Articuracy
という概念

話して考える書いて考える

  「日本版6シグマ」における業務革新のための「戦略的6シグマ課題」にあっては、「何がどうなっている」、「何のために、何をどうする」というように、360度の視野から集めたアナログな情報について、「わかりやすく語る力」、「簡潔に書く力」が基本である。
 情報の持つ意味を突き詰め、何をどうしなければならないかを考え、本質的な「SSP」を明確に言葉で表現することができなければない。




句読点をつけて話す、書く

 先月末、関西に出張した折り、ホテルでニュースステーションを見ようとテレビのスイッチを入れると、ノーベル文学賞を受賞した大江健三郎さんが渋谷の街に出かけ、若者にインタービユーをしている場面に出会った。

 大江さんと渋谷の若者という取り合わせは、何とも奇妙な感じがしたが、「女子高校生との話で、彼女は書くこともしっかりやっていると感じた。考えることと話すことと書くこととは、トライアングルの関係にある」というような事をおっしゃっていた。

 大江さんはアメリカの友人で文学理論家「エドワード・W・サイド」についても語り、若者が「自分の考えを明瞭にはっきり表現する力」を身につけるために、「句読点をつけて話す、書く」ということを勧め、「Articuracy」という概念を紹介されていた。
 
 この時の大江さんの話をもっと詳しく確かめたいと思っていたが、すばる新年号で、大江健三郎さんの「子供らに話したことを、もう一度 エドワード・W・サイードの死の後で」という文章を発見できたので、「Articuracy」という概念について、もう少し紹介することとしたい。
 この話は、大江健三郎さんが「Late Work:後期の作品」として、子供達に向けて書いたこと、書きたいこと、話したいことについて、エドワード・W・サイードを巡って話した講演録でもある。
 冒頭で大江さんは「子供の私が、考えるというのは言葉で考えるんだということに気がついた。友達と話して上手く言えなかったこと、自分では正しいと思いながら、友人や先生に反対されて相手を説得できなかったことを、家に帰って紙に書いてみる、紙や鉛筆がないときは口の中でブツブツ文章にしてみる」ことをよくやったと言っている。
 そしてサイードのことについては、イスラエルと戦うパレスチナ人の抵抗を支持してきた彼が、この夏、白血病で亡くなった時、葬儀に参列したアメリカ人はもとより多くのアラブ人やサイード家に悼む気持ちを寄せてきた多くの人に、女優である娘さんがEメールで送った文章の一部を、自らの訳で次のように紹介している。
 
 その最後の日に、私の父はパレスチのために、また、自分が考えを明瞭にはっきり表現する力と、書いて書き続ける力を失ったことを悲しんで、人前で涙を流しました。
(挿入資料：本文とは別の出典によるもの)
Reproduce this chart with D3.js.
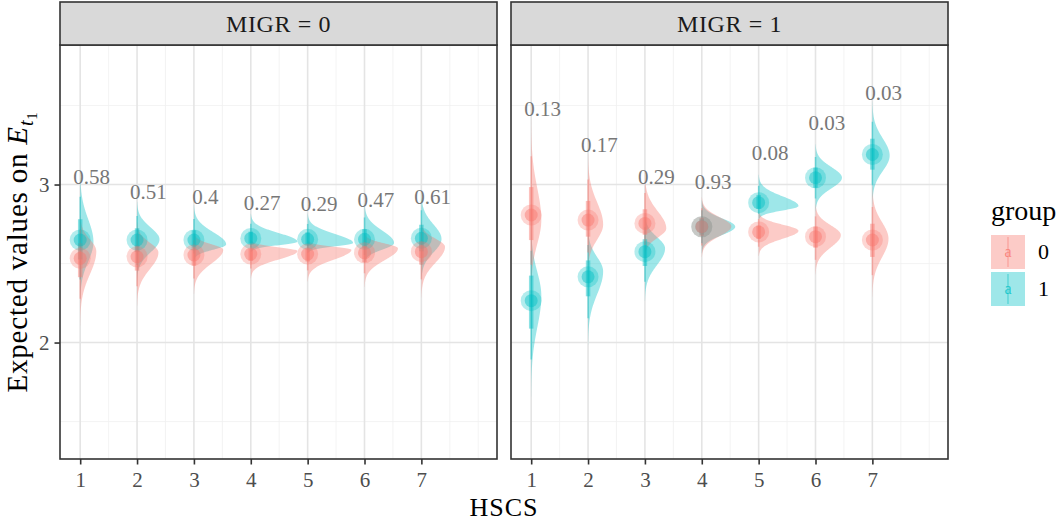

父は私を病床で励ましました。戦いを続けるように、同僚達とのつまらない個人的なすれちがいを乗り越えて、書いたり演技したりしなさい。

 大江さんは、自分が胸を突かれるのは、明瞭にはっきり表現する力という部分であり、その訳のもとになる「Articuracy」という言葉は、サイードの文章の本質を言い表している言葉であり、こういう場合にサイードの娘さんがこの言葉を使っていることに、私は胸を突かれるのですと語っている。